Where does this leave a faculty member who strongly supports free speech and academic freedom and favors a policy of institutional neutrality on political and social issues? First, I assert that both students and faculty must be accorded the freedom to speak on contentious issues, even — and perhaps most importantly — when some or most members of the community view their positions as offensive and wrong. To be meaningful, this freedom must be accorded to all members of the community, whatever the issues, unless their speech represents harassment and threats by objective criteria. Of course, the campus would be best served if disagreements led to respectful engagement with those holding different views, rather than angry and often ad hominem battles that produce no insights for either side or the public at large.

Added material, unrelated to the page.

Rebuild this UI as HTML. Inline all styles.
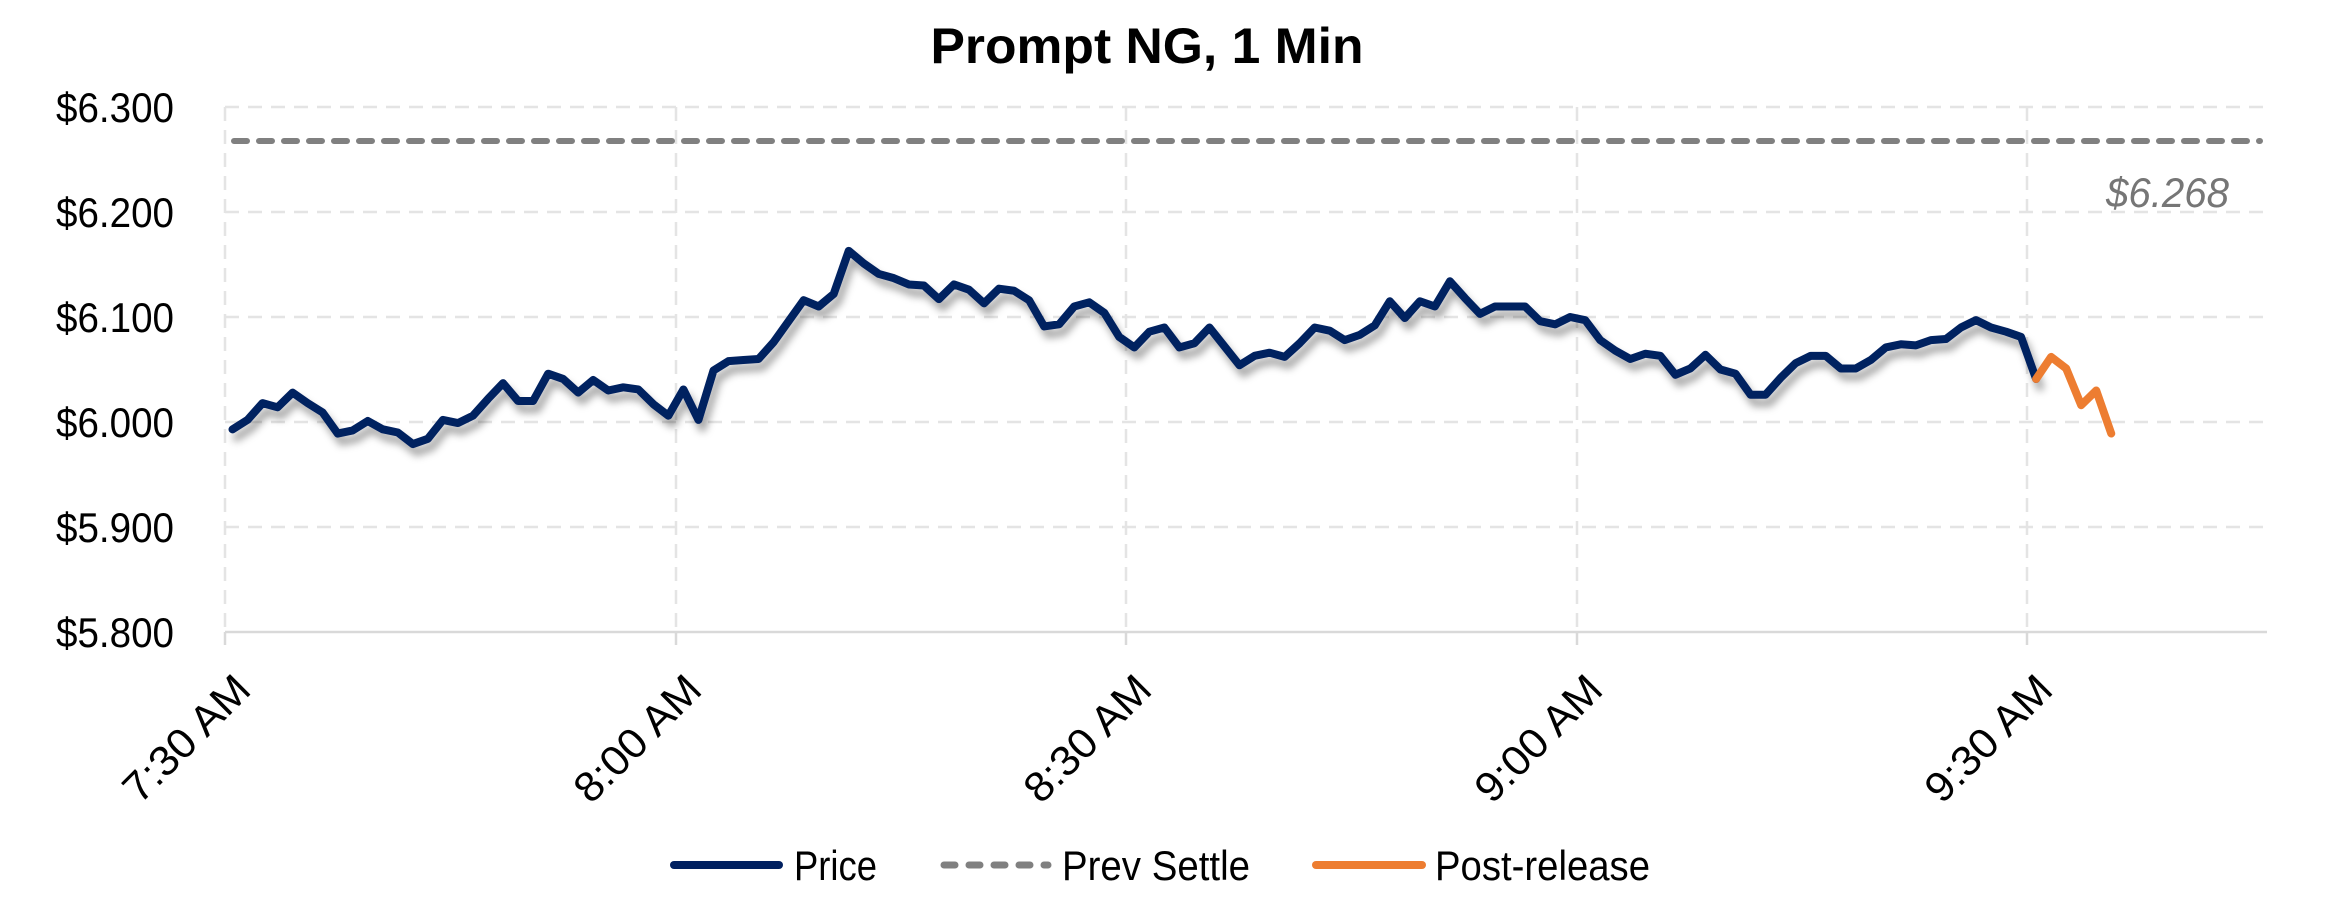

But since Harvard and its schools have repeatedly issued statements of institutional positions and values on diverse topics, the absence of an institutional response to the savage killing and hostage-taking of Israeli civilians (as well as Americans and others) combined with the initial failure to repudiate the student group statement, sent an unavoidable and objectionable — if unintended — message about Harvard’s moral priorities. Those concerns were substantially addressed in a video that President Gay sent last evening to the Harvard community.

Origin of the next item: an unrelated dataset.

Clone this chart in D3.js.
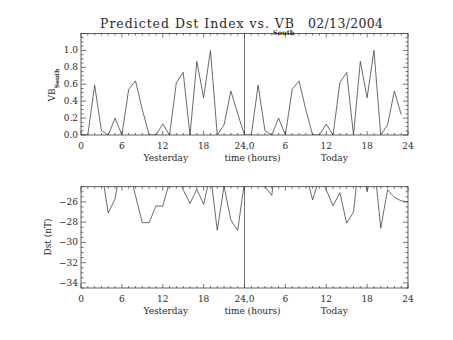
<!DOCTYPE html>
<html><head><meta charset="utf-8">
<script src="https://cdn.jsdelivr.net/npm/d3@7"></script>
<style>
html,body{margin:0;padding:0;background:#fff;}
svg text{font-family:"DejaVu Serif",serif;fill:#2a2a2a;}
</style></head>
<body><svg id="c" width="453" height="340"></svg>
<script>
// ---- data ----
const titleMain = "Predicted Dst Index vs. VB";
const titleSub = "South";
const titleDate = "02/13/2004";
const xTickValues = [0, 6, 12, 18, 24, 30, 36, 42, 48];
const xTickLabels = ["0", "6", "12", "18", "24,0", "6", "12", "18", "24"];
const dayLabels = ["Yesterday", "time (hours)", "Today"];
// VB South, hourly (yesterday 0..23, today 0..23)
const vbYesterday = [0, 0, 0.59, 0.05, 0, 0.2, 0, 0.54, 0.64, 0.3, 0, 0, 0.13, 0, 0.62, 0.74, 0, 0.87, 0.44, 1.0, 0, 0.12, 0.52, 0.25];
const vbToday     = [0, 0, 0.59, 0.05, 0, 0.2, 0, 0.54, 0.64, 0.3, 0, 0, 0.13, 0, 0.62, 0.74, 0, 0.87, 0.44, 1.0, 0, 0.12, 0.52, 0.24];
const vbTicks = [0, 0.2, 0.4, 0.6, 0.8, 1.0];
// Predicted Dst (nT), hourly 0..48
const dstValues = [-23, -23, -23, -22.8, -27.1, -25.7, -21.9, -22.7, -25.4, -28.05, -28.05, -26.4, -26.43, -24.0, -23.0, -24.8,
  -26.15, -24.75, -26.25, -23.2, -28.8, -24.45, -27.8, -28.8, -24.0, -23, -23, -24.5, -25.35, -20, -22, -22, -22,
  -23.2, -25.8, -23.6, -24.8, -26.37, -25.1, -28.1, -27.0, -20.8, -25.0, -21.9, -28.6, -24.8, -25.55, -25.9, -26.0];
const dstTicks = [-34, -32, -30, -28, -26];

// ---- layout ----
const svg = d3.select("#c");
const ink = "#3a3a3a";
const X0 = 81, X1 = 408;
const x = d3.scaleLinear().domain([0, 48]).range([X0, X1]);

function panel(yTop, yBot, domain, majors, minorStep, fmt, data, id) {
  const y = d3.scaleLinear().domain(domain).range([yBot, yTop]);
  const g = svg.append("g");
  g.append("clipPath").attr("id", id).append("rect")
    .attr("x", X0).attr("y", yTop).attr("width", X1 - X0).attr("height", yBot - yTop);
  g.append("rect").attr("x", X0).attr("y", yTop).attr("width", X1 - X0).attr("height", yBot - yTop)
    .attr("fill", "none").attr("stroke", ink).attr("stroke-width", 0.8);
  d3.range(0, 49, 1).forEach(h => {
    const len = (h % 6 === 0) ? 4 : 2;
    const px = x(h);
    g.append("line").attr("x1", px).attr("x2", px).attr("y1", yBot).attr("y2", yBot - len).attr("stroke", ink).attr("stroke-width", 0.7);
    g.append("line").attr("x1", px).attr("x2", px).attr("y1", yTop).attr("y2", yTop + len).attr("stroke", ink).attr("stroke-width", 0.7);
  });
  const start = Math.ceil(domain[0] / minorStep - 1e-6) * minorStep;
  for (let v = start; v <= domain[1] + 1e-9; v += minorStep) {
    const isMajor = Math.abs(Math.round(v / (minorStep * 4)) * minorStep * 4 - v) < 1e-6;
    const len = isMajor ? 5 : 2.5;
    const py = y(v);
    g.append("line").attr("x1", X0).attr("x2", X0 + len).attr("y1", py).attr("y2", py).attr("stroke", ink).attr("stroke-width", 0.7);
    g.append("line").attr("x1", X1).attr("x2", X1 - len).attr("y1", py).attr("y2", py).attr("stroke", ink).attr("stroke-width", 0.7);
  }
  majors.forEach(v => {
    g.append("text").attr("x", X0 - 3).attr("y", y(v) + 3).attr("text-anchor", "end")
      .attr("font-size", 9).text(fmt(v));
  });
  xTickValues.forEach((v, i) => {
    g.append("text").attr("x", x(v)).attr("y", yBot + 14).attr("text-anchor", "middle")
      .attr("font-size", 9).text(xTickLabels[i]);
  });
  g.append("text").attr("x", x(12) + 3).attr("y", yBot + 26).attr("text-anchor", "middle").attr("font-size", 9).text(dayLabels[0]);
  g.append("text").attr("x", x(24) + 8).attr("y", yBot + 26).attr("text-anchor", "middle").attr("font-size", 9).text(dayLabels[1]);
  g.append("text").attr("x", x(36) + 8).attr("y", yBot + 26).attr("text-anchor", "middle").attr("font-size", 9).text(dayLabels[2]);
  g.append("line").attr("x1", x(24)).attr("x2", x(24)).attr("y1", yTop).attr("y2", yBot).attr("stroke", ink).attr("stroke-width", 0.7);
  const line = d3.line().x((d, i) => x(i)).y(d => y(d));
  g.append("path").datum(data).attr("d", line).attr("fill", "none").attr("stroke", ink)
    .attr("stroke-width", 0.75).attr("clip-path", `url(#${id})`);
  return y;
}

panel(33.5, 135, [0, 1.2], vbTicks, 0.05, d3.format(".1f"), vbYesterday.concat(vbToday), "c1");
panel(186.7, 288, [-34.5, -24.5], dstTicks, 0.5, d => "\u2212" + Math.abs(d), dstValues, "c2");

// title
svg.append("text").attr("x", 100).attr("y", 27.5).attr("font-size", 12.5)
  .attr("textLength", 194).attr("lengthAdjust", "spacing").text(titleMain);
svg.append("text").attr("x", 273).attr("y", 35).attr("font-size", 6.5).attr("font-weight", "bold").text(titleSub);
svg.append("text").attr("x", 308).attr("y", 27.5).attr("font-size", 12.5)
  .attr("textLength", 75).attr("lengthAdjust", "spacing").text(titleDate);

// y titles
const t1 = svg.append("text").attr("transform", "translate(55,85) rotate(-90)").attr("text-anchor", "middle").attr("font-size", 9);
t1.append("tspan").text("VB");
t1.append("tspan").attr("dy", 3.5).attr("font-size", 6).attr("font-weight", "bold").text("South");
svg.append("text").attr("transform", "translate(51,237) rotate(-90)").attr("text-anchor", "middle").attr("font-size", 9).text("Dst (nT)");
</script></body></html>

Whatever the course of the conflict in Israel over the coming months and years, the issue of free speech, academic freedom, and institutional neutrality will continue to be debated in universities in the U.S. and around the world, rising to public attention as new crises and political disputes take center stage. For the many institutions that haven’t yet adopted institutional neutrality, doing so will require thoughtful consideration by leadership and boards similar to that of the Kalven Committee at the University of Chicago in 1967. A recent statement by the newly installed president of Stanford University suggests that this approach may soon be instituted there. I hope the events at Harvard might lead our new president to consider a similar path. This would reduce the focus on what presidents, provosts, and deans say on specific political and social issues, and leave it to the community of scholars and students to deal — hopefully in a respectful way — with the conflicts that will always be with us.